Triples are extracted as expected (debatable if role: main should be in or out)

stain@biggie:~/Desktop$ rdf --input-format html5 serialize rdfa-issue-19.html 
<http://example.com/Example> <http://www.w3.org/1999/02/22-rdf-syntax-ns#type> <http://www.w3.org/2002/07/owl#Class> .
<http://example.com/Example> <http://www.w3.org/2004/02/skos/core#inScheme> <http://example.com/> .
<http://example.com/Example> <http://www.w3.org/2000/01/rdf-schema#label> "Example label"@en .
_:g26763080 <http://www.w3.org/1999/xhtml/vocab#role> <http://www.w3.org/1999/xhtml/vocab#main> .

But won't --validate:

stain@biggie:~/Desktop$ rdf --validate --input-format html5 serialize rdfa-issue-19.html 
/home/stain/.rvm/gems/ruby-2.1.7/gems/rdf-rdfa-1.1.6/lib/rdf/rdfa/reader.rb:492:in `add_error': Syntax errors: (RDF::ReaderError)
[#<Nokogiri::XML::SyntaxError: Tag nav invalid>, #<Nokogiri::XML::SyntaxError: Tag section invalid>]
    from /home/stain/.rvm/gems/ruby-2.1.7/gems/rdf-rdfa-1.1.6/lib/rdf/rdfa/reader.rb:316:in `block in initialize'
    from /home/stain/.rvm/gems/ruby-2.1.7/gems/rdf-1.1.16.1/lib/rdf/reader.rb:207:in `instance_eval'
    from /home/stain/.rvm/gems/ruby-2.1.7/gems/rdf-1.1.16.1/lib/rdf/reader.rb:207:in `initialize'
    from /home/stain/.rvm/gems/ruby-2.1.7/gems/rdf-rdfa-1.1.6/lib/rdf/rdfa/reader.rb:277:in `initialize'
    from /home/stain/.rvm/gems/ruby-2.1.7/gems/rdf-1.1.16.1/lib/rdf/reader.rb:148:in `new'
    from /home/stain/.rvm/gems/ruby-2.1.7/gems/rdf-1.1.16.1/lib/rdf/reader.rb:148:in `block in open'
    from /home/stain/.rvm/gems/ruby-2.1.7/gems/rdf-1.1.16.1/lib/rdf/util/file.rb:346:in `open_file'
    from /home/stain/.rvm/gems/ruby-2.1.7/gems/rdf-1.1.16.1/lib/rdf/reader.rb:136:in `open'
    from /home/stain/.rvm/gems/ruby-2.1.7/gems/rdf-1.1.16.1/lib/rdf/cli.rb:196:in `block in parse'
    from /home/stain/.rvm/gems/ruby-2.1.7/gems/rdf-1.1.16.1/lib/rdf/cli.rb:195:in `each'
    from /home/stain/.rvm/gems/ruby-2.1.7/gems/rdf-1.1.16.1/lib/rdf/cli.rb:195:in `parse'
    from /home/stain/.rvm/gems/ruby-2.1.7/gems/rdf-1.1.16.1/lib/rdf/cli.rb:67:in `block in <class:CLI>'
    from /home/stain/.rvm/gems/ruby-2.1.7/gems/rdf-1.1.16.1/lib/rdf/cli.rb:169:in `call'
    from /home/stain/.rvm/gems/ruby-2.1.7/gems/rdf-1.1.16.1/lib/rdf/cli.rb:169:in `exec_command'
    from /home/stain/.rvm/gems/ruby-2.1.7/gems/rdf-1.1.16.1/bin/rdf:18:in `<top (required)>'
    from /home/stain/.rvm/gems/ruby-2.1.7/bin/rdf:23:in `load'
    from /home/stain/.rvm/gems/ruby-2.1.7/bin/rdf:23:in `<main>'
    from /home/stain/.rvm/gems/ruby-2.1.7/bin/ruby_executable_hooks:15:in `eval'
    from /home/stain/.rvm/gems/ruby-2.1.7/bin/ruby_executable_hooks:15:in `<main>'

Perhaps HTML5 is not detected? I get text/html as the type used. Can HTML5 be forced?

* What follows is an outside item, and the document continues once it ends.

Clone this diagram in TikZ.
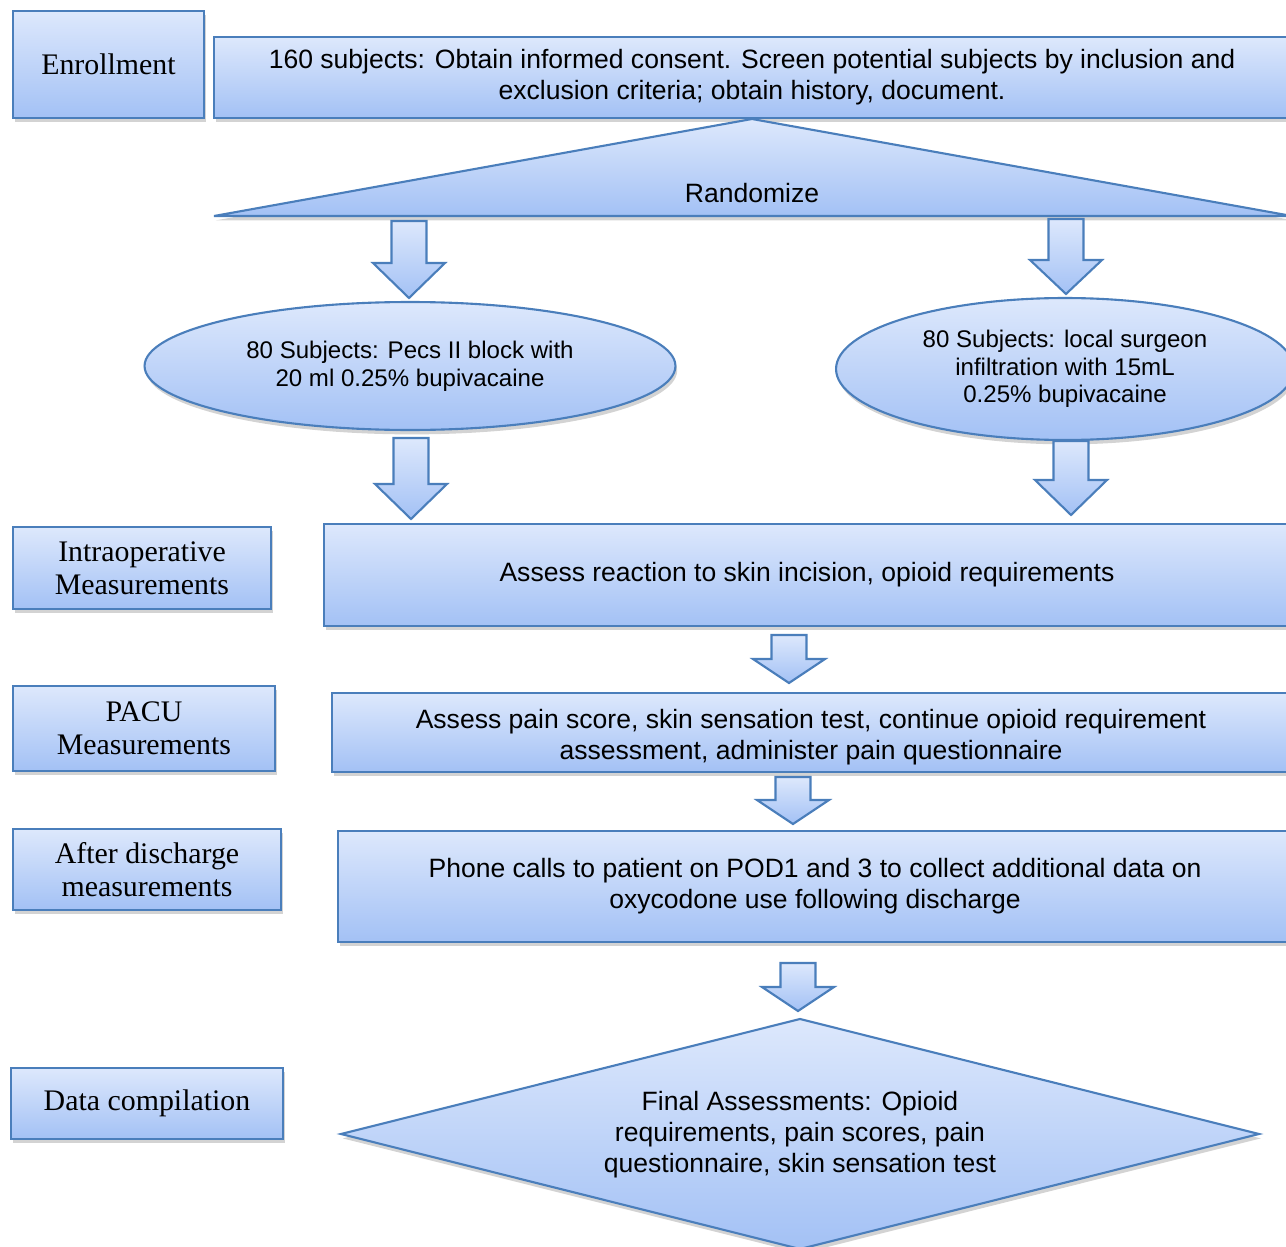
\documentclass[tikz,border=0pt]{standalone}
\usepackage{fontspec}
\setmainfont{Liberation Serif}
\newfontfamily\arialfont{Liberation Sans}
\usetikzlibrary{shapes.geometric,shadows}

\definecolor{edgeblue}{HTML}{4A7EBB}
\definecolor{filltop}{HTML}{DDE8FC}
\definecolor{fillbot}{HTML}{A3C1F5}

\tikzset{
  shade box/.style={draw=edgeblue, line width=1.2pt, top color=filltop, bottom color=fillbot,
    drop shadow={opacity=.35, shadow xshift=1pt, shadow yshift=-2.5pt}},
  label box/.style={shade box, align=center, inner sep=0pt, font=\fontsize{17}{18.8}\selectfont},
  step box/.style={shade box, align=center, inner sep=0pt, font=\arialfont\fontsize{15.1}{17.6}\selectfont},
  step text/.style={align=center, inner sep=0pt, font=\arialfont\fontsize{15.1}{17.6}\selectfont},
  arm box/.style={shade box, ellipse, align=center, inner sep=0pt, font=\arialfont\fontsize{13.7}{15.8}\selectfont},
  block arrow/.style={draw=edgeblue, line width=1.2pt, top color=filltop, bottom color=fillbot},
}

\begin{document}
\begin{tikzpicture}[x=0.02cm, y=-0.02cm]
  \useasboundingbox (0,0) rectangle (1286,1247);
  \clip (0,0) rectangle (1286,1247);

  % stage labels
  \node[label box, minimum width=3.82cm, minimum height=2.14cm] (enroll) at (108.5,64.5) {Enrollment};
  \node[label box, minimum width=5.16cm, minimum height=1.64cm] (intraop) at (142,568) {Intraoperative\\Measurements};
  \node[label box, minimum width=5.24cm, minimum height=1.7cm] (pacu) at (144,728.5) {PACU\\Measurements};
  \node[label box, minimum width=5.36cm, minimum height=1.62cm] (after) at (147,869.5) {After discharge\\measurements};
  \node[label box, minimum width=5.44cm, minimum height=1.42cm] (datacomp) at (147,1103.5) {Data compilation};

  % study steps
  \node[step box, minimum width=21.52cm, minimum height=1.62cm] (consent) at (752,77.5)
    {160 subjects: Obtain informed consent. Screen potential subjects by inclusion and\\exclusion criteria; obtain history, document.};

  \draw[shade box] (214,216) coordinate (randL) -- (752,119) coordinate (randT) -- (1292,216) coordinate (randR) -- cycle;
  \node[step text] (randomize) at (752,193) {Randomize};

  \node[arm box, minimum width=10.62cm, minimum height=2.56cm] (pecs) at (410,366)
    {80 Subjects: Pecs II block with\\20 ml 0.25\% bupivacaine};
  \node[arm box, minimum width=9.16cm, minimum height=2.84cm] (local) at (1065,369)
    {80 Subjects: local surgeon\\infiltration with 15mL\\0.25\% bupivacaine};

  \node[step box, minimum width=19.32cm, minimum height=2.04cm] (incision) at (807,575)
    {Assess reaction to skin incision, opioid requirements};
  \node[step box, minimum width=19.16cm, minimum height=1.58cm] (pain) at (811,732.5) {};
  \begin{scope}
    \clip (pain.north west) rectangle (pain.south east);
    \node[step text] (paintext) at (811,737)
      {Assess pain score, skin sensation test, continue opioid requirement\\assessment, administer pain questionnaire};
  \end{scope}
  \node[step box, minimum width=19.08cm, minimum height=2.22cm] (phone) at (815,886.5)
    {Phone calls to patient on POD1 and 3 to collect additional data on\\oxycodone use following discharge};

  \draw[shade box] (341,1134) coordinate (finL) -- (800,1019) coordinate (finT)
    -- (1259,1134) coordinate (finR) -- (800,1249) coordinate (finB) -- cycle;
  \node[step text] (final) at (800,1135)
    {Final Assessments: Opioid\\requirements, pain scores, pain\\questionnaire, skin sensation test};

  % block arrows
  \foreach \xa/\ya/\yb/\yc in {409/221/263/298, 1066/219/260/294, 411/438/484/519, 1071/441/480/515,
                               789/635/659/683, 793/777/800/824, 798/963/987/1011}
    \draw[block arrow] (\xa-17.5,\ya) -- (\xa+17.5,\ya) -- (\xa+17.5,\yb) -- (\xa+36,\yb)
      -- (\xa,\yc) -- (\xa-36,\yb) -- (\xa-17.5,\yb) -- cycle;
\end{tikzpicture}
\end{document}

gkellogg commented 8 years ago

Thanks for the example, I'll look at this shortly. I believe the processing mode can be specified using an option to the reader. You should also be able to reproduce by calling Nokogiri::HTML.parse directly.

gkellogg commented 8 years ago

It would be great to use Nokogumbo, which uses google's Gumbo HTML parser, but it's not quite ready. See #20.